Redeem teacher’s pride and prestige for progress: Tarun Gogoi

Teaching is a devotion and a teacher should profess this devotion to make learning a treasure for the lifetime

Published: September 5, 2015, 4:25 PM IST

Guwahati, Sep 5: Assam Chief Minister Tarun Gogoi today said that a society could march ahead in its pursuit of knowledge when it could redeem its teachers’ pride and prestige. “The process of teaching is intrinsically intertwined with the teacher and taught. Stronger the bond, better the learning becomes,” Gogoi said on the occasion of Teachers’ Day today in a statement here.(Read:NRL contributes Rs 20 lakh to Chief Minister Relief Fund)

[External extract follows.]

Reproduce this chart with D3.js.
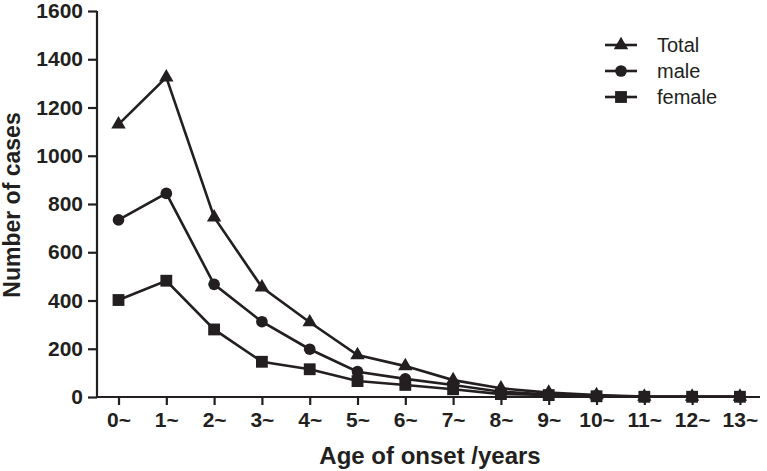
<!DOCTYPE html>
<html><head><meta charset="utf-8">
<script src="https://cdn.jsdelivr.net/npm/d3@7"></script>
<style>body{margin:0;background:#fff}svg{display:block}</style>
</head><body>
<script>
const categories = ["0~","1~","2~","3~","4~","5~","6~","7~","8~","9~","10~","11~","12~","13~"];
const total  = [1130,1325,745,455,310,174,128,70,36,18,8,2,2,2];
const male   = [734,844,467,312,198,105,75,50,22,10,5,1,1,1];
const female = [402,482,280,146,115,66,50,32,12,8,3,1,1,1];
const yTicks = [0,200,400,600,800,1000,1200,1400,1600];
const seriesNames = ["Total","male","female"];

const W=767,H=471, col="#231f20", ff="Liberation Sans, Arial, sans-serif";
const svg=d3.select("body").append("svg").attr("width",W).attr("height",H);
const x=d3.scaleLinear().domain([-0.45,13.42]).range([97,760]);
const y=d3.scaleLinear().domain([0,1600]).range([397,11]);

// axes
const ya=svg.append("g").attr("transform","translate(97,0)")
  .call(d3.axisLeft(y).tickValues(yTicks).tickFormat(d3.format("d")).tickSize(9).tickPadding(5).tickSizeOuter(0));
const xa=svg.append("g").attr("transform","translate(0,397)")
  .call(d3.axisBottom(x).tickValues(d3.range(categories.length)).tickFormat(i=>categories[i]).tickSize(8).tickPadding(7).tickSizeOuter(0));
[ya,xa].forEach(g=>{
  g.attr("font-family",ff).attr("font-size",21);
  g.select(".domain").attr("stroke",col).attr("stroke-width",2.2);
  g.selectAll(".tick line").attr("stroke",col).attr("stroke-width",2.2);
  g.selectAll(".tick text").attr("fill",col).attr("font-family",ff)
   .attr("font-weight","bold").attr("font-size",21);
});
xa.select(".domain").attr("d","M97,0H760");
ya.select(".domain").attr("d","M0,11V397");

svg.append("text").attr("x",430).attr("y",464).attr("text-anchor","middle")
  .attr("font-family",ff).attr("font-weight","bold").attr("font-size",24)
  .attr("fill",col).text("Age of onset /years");
svg.append("text").attr("transform","translate(20,205) rotate(-90)").attr("text-anchor","middle")
  .attr("font-family",ff).attr("font-weight","bold").attr("font-size",23)
  .attr("fill",col).text("Number of cases");

const symTypes=[d3.symbolTriangle,d3.symbolCircle,d3.symbolSquare];
const symSizes=[90,107,140];
const data=[total,male,female];
const line=d3.line().x((d,i)=>x(i)).y(d=>y(d));
[2,1,0].forEach(k=>{
  svg.append("path").attr("d",line(data[k])).attr("fill","none").attr("stroke",col).attr("stroke-width",2.6);
  svg.append("g").selectAll("path").data(data[k]).join("path")
    .attr("transform",(d,i)=>`translate(${x(i)},${y(d)})`)
    .attr("d",d3.symbol().type(symTypes[k]).size(symSizes[k])).attr("fill",col);
});

// legend
const lg=svg.append("g");
seriesNames.forEach((n,k)=>{
  const yy=45+k*26;
  lg.append("line").attr("x1",605).attr("x2",637).attr("y1",yy).attr("y2",yy).attr("stroke",col).attr("stroke-width",2.6);
  lg.append("path").attr("transform",`translate(621,${yy})`).attr("d",d3.symbol().type(symTypes[k]).size(symSizes[k])).attr("fill",col);
  lg.append("text").attr("x",657).attr("y",yy+7).attr("font-family",ff)
    .attr("font-size",20).attr("fill",col).text(n);
});
</script>
</body></html>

Gogoi observed that even in modern day world, relation between the teacher and taught should remain intact for the benefit of both. “Teaching is a devotion and a teacher should profess this devotion to make learning a treasure for the lifetime,” he said.

Observing that Teachers’ Day “gives us an opportunity to pay our gratitude and indebtedness to our teachers who always shoulder heavy responsibilities of creating and nurturing a pool of human resources in our society,” Gogoi said ideas and experiences he had gathered from his teachers had helped him immensely in his social and political life.

“As soon I started my political innings as an MP, I accorded top-most priority to education and in my first address in the Budget session of the Lok Sabha on June 3, 1971, I underlined the importance of the right of children to free and compulsory education. Today, I feel happy that the Right to Education has become an Act,” he said.

Gogoi said “I took special initiative for setting up the Tezpur University after convincing the then Prime Minister Rajiv Gandhi for the need of a second Central University in Assam.” The peace and progress of a state or country was possible only through the development of education and consequently after becoming Chief minister in 2001 it has been one of his top priorities, Gogoi said.

The state government has been working relentlessly for the infrastructural development of the educational sector since 2001 with several schemes introduced during the period which included introduction of pension for college teachers. The government had provincialised 134 colleges during 2001 to 2015 while services of 41,531 teaching and non-teaching staff of 6,802 primary schools had also been provincialised, he said.

Adequate grants had been given to the Gauhati, Dibrugarh and Assam Agricultural Universities and Rs one crore each had been disbursed to 163 colleges for infrastructure development. Introduction of Anundoram Borooah Award, Gyanjyoti Scheme, bicycle to girl students of BPL families were among some initiatives taken by the government which had yielded a positive atmosphere in the state’s academic scenario, he said.

New Centres of Excellence for Higher Education like the Rajiv Gandhi Cooperative University, the Assam Women University, the Assam Science and Technology University, the Indian Institute of Information Technology, the Tata Institute of Social Sciences, the National Institute of Pharmaceutical Education and Research, the Central Institute of Plastic Engineering and Technology and the Ancient Studies University and the National Law School had also been set up bringing about a sea-change in the academic front, he said.